Holly+ is a project by Holly Herndon and Mat Dryhurst where NFT holders control the authorized use of a deepfake model of Holly’s voice. The software is available for free, but official use is regulated by the DAO. NFTs as membership tokens to control a DAO are perhaps a little different than NFT artworks. DAO tokens tend to imply some additional set of responsibilities. Most NFTs do not come with that fine print. I try to keep the number of DAOs I’m participating in to something manageable, and I’m more of an advisor of the ones I do belong to. I often approach them similarly to how I’ve approached being an editor or a curator. I try to give as much guidance or advice as is helpful. And I try to be a good multisig signer.
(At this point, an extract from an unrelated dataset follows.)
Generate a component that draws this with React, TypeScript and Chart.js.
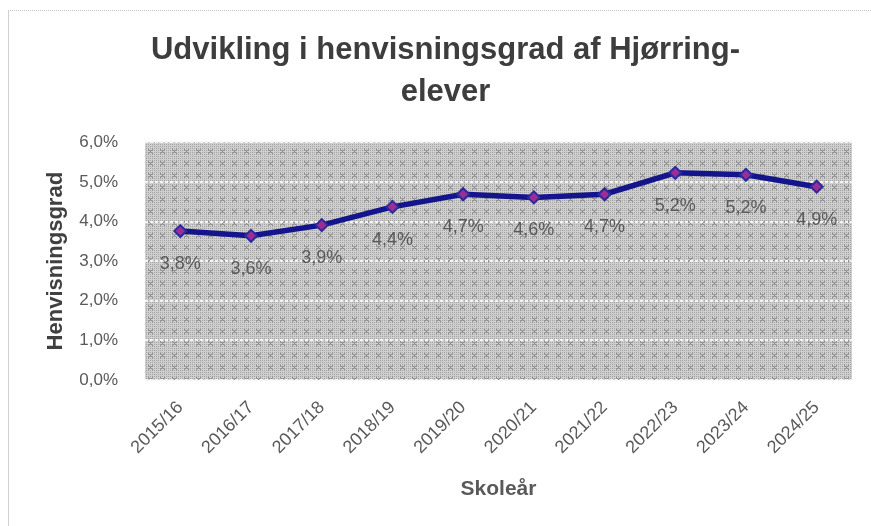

My work at Cosmos is not super related to NFTs. I’m leading strategy and doing a lot of coordination among core teams. That includes the NFT standard for Cosmos chains, which is a little different from Ethereum in that it’s built into the binary natively, so that’s interesting. We have a set of cross-blockchain interoperability standards so you can move an NFT from one chain to another. We think about NFTs as capabilities. A token could give you a right to enter a Discord or perform a governance action. There’s an intersection between financial products, authorization systems, control systems where NFTs will play a role in the Cosmos world. So I have a slightly oblique view on NFTs from that vantage point.
The art use case is fascinating. But NFTs are more than just art. There will be a lot of financial use cases. There will be a lot of use cases around identity and access. Representation and assignment of a unique thing is a very flexible technology that can be deployed in many different contexts. The works that I’ve made and collected often try to play with the NFT format itself and encourage people to think more expansively about the technical and conceptual underpinnings.